Code that draws figures
--------------------------------

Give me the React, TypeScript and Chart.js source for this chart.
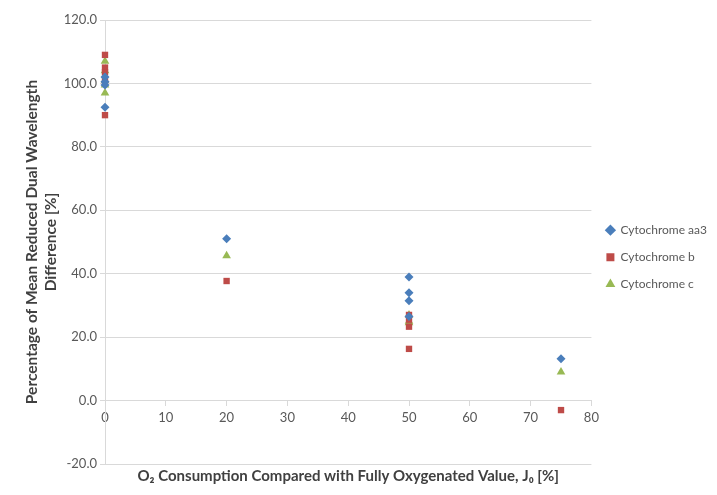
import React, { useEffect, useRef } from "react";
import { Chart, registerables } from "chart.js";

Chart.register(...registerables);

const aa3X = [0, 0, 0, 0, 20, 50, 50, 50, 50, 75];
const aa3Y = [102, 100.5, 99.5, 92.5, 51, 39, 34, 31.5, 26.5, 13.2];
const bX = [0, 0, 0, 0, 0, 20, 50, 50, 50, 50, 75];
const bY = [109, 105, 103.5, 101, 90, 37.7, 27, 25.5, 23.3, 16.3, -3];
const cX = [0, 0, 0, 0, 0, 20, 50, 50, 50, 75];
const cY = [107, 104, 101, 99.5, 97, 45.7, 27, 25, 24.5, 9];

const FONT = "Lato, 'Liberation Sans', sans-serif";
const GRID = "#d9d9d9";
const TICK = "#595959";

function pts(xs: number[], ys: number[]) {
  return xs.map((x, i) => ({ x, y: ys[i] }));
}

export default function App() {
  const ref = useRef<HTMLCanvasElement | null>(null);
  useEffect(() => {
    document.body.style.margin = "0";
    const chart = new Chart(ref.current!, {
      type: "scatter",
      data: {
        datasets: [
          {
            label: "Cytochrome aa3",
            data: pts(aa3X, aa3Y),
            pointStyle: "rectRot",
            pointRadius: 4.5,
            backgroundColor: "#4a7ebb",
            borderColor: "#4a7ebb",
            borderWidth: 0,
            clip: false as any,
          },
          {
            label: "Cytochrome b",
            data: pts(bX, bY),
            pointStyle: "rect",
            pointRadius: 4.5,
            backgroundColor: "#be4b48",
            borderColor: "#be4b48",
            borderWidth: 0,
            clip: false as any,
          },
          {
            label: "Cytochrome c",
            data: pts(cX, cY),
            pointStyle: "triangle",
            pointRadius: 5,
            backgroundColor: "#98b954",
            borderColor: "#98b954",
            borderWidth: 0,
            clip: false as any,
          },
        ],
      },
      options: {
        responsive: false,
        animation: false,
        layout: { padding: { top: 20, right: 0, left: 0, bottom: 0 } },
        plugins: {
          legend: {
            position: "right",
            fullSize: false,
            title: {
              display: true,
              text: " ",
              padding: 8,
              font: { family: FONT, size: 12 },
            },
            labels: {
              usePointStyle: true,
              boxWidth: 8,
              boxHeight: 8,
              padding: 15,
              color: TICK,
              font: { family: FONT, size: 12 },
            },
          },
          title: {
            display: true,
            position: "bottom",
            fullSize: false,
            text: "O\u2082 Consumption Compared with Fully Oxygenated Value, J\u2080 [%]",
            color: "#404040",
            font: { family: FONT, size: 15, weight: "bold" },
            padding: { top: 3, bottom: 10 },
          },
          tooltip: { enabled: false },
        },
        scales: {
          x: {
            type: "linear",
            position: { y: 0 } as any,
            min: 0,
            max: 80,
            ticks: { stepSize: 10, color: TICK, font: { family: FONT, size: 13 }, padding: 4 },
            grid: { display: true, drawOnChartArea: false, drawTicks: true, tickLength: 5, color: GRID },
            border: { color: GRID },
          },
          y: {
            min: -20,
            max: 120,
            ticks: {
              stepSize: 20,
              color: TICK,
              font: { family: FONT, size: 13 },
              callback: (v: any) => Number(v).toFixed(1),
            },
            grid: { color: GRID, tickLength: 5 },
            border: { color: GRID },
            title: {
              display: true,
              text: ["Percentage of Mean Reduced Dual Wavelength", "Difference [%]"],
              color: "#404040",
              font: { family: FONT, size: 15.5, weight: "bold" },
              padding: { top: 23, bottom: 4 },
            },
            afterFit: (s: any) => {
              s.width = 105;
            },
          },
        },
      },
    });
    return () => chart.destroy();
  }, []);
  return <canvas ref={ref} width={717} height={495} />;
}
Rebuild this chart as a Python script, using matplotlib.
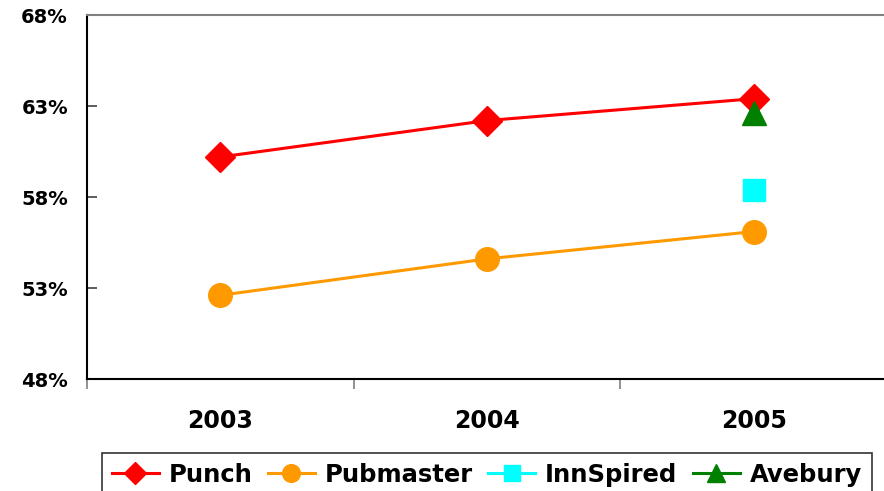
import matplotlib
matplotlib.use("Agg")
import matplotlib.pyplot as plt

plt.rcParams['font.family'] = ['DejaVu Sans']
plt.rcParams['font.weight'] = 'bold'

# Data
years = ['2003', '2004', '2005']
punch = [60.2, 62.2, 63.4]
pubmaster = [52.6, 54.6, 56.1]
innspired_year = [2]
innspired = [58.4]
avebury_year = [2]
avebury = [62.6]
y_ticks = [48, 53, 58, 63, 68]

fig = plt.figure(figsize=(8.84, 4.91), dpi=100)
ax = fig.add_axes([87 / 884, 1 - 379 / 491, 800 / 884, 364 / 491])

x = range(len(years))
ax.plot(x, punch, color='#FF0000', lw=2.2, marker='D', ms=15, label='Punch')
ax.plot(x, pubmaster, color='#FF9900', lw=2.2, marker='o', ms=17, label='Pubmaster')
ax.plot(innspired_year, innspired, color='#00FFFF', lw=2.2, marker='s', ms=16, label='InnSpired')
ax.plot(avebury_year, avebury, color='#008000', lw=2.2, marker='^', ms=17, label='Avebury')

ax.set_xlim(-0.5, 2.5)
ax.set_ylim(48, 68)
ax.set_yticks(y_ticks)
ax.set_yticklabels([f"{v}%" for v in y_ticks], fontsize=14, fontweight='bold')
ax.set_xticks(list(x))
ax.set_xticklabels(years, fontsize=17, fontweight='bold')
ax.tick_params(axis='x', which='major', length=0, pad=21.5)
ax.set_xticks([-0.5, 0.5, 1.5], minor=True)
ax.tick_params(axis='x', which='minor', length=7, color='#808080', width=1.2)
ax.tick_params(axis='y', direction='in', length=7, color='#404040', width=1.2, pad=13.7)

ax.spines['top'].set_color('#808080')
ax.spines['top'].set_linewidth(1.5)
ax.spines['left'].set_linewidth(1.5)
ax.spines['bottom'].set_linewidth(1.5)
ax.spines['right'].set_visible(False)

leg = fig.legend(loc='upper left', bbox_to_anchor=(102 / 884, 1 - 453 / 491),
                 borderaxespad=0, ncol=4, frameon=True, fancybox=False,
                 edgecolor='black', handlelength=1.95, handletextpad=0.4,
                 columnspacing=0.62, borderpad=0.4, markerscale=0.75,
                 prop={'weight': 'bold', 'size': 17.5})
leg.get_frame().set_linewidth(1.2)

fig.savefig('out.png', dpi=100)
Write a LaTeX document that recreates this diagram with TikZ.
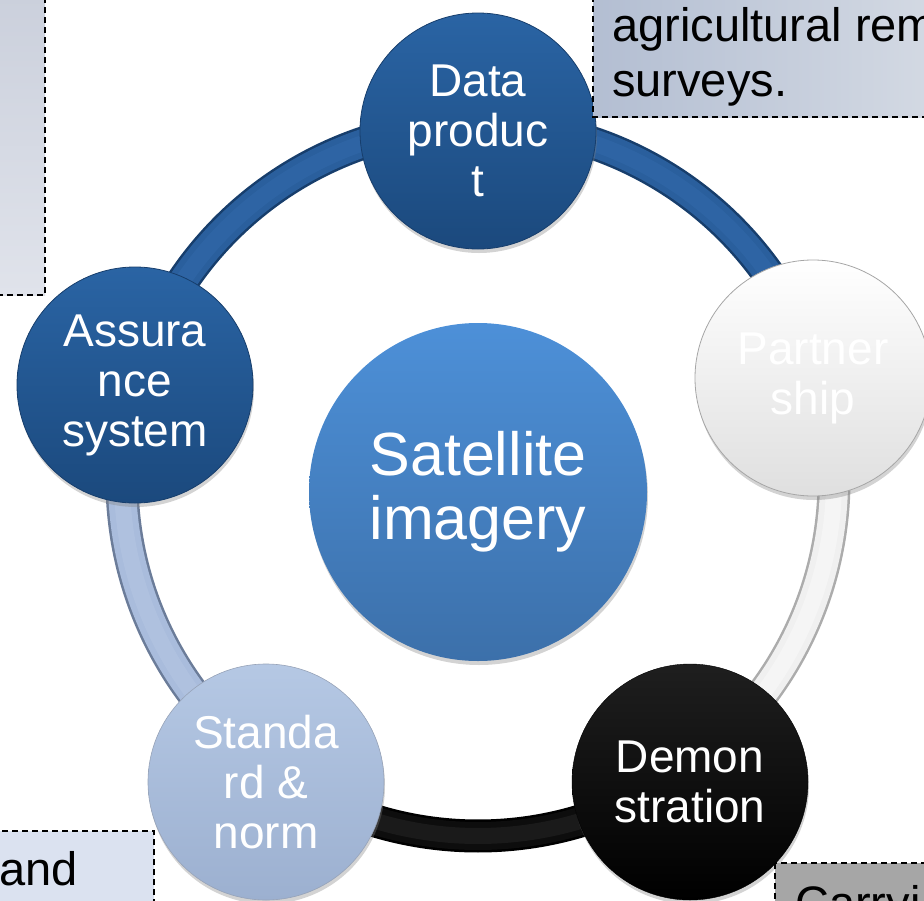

--------------------------------

- _Exercise goal_: Transcribe exactly, with no pictures, the lines running from the first line of the material through the line holding "Chart.register(...registerables);".

- _Final result_:
Give me the React, TypeScript and Chart.js source for this chart.
import React, { useEffect, useRef } from "react";
import { Chart, registerables } from "chart.js";

Chart.register(...registerables);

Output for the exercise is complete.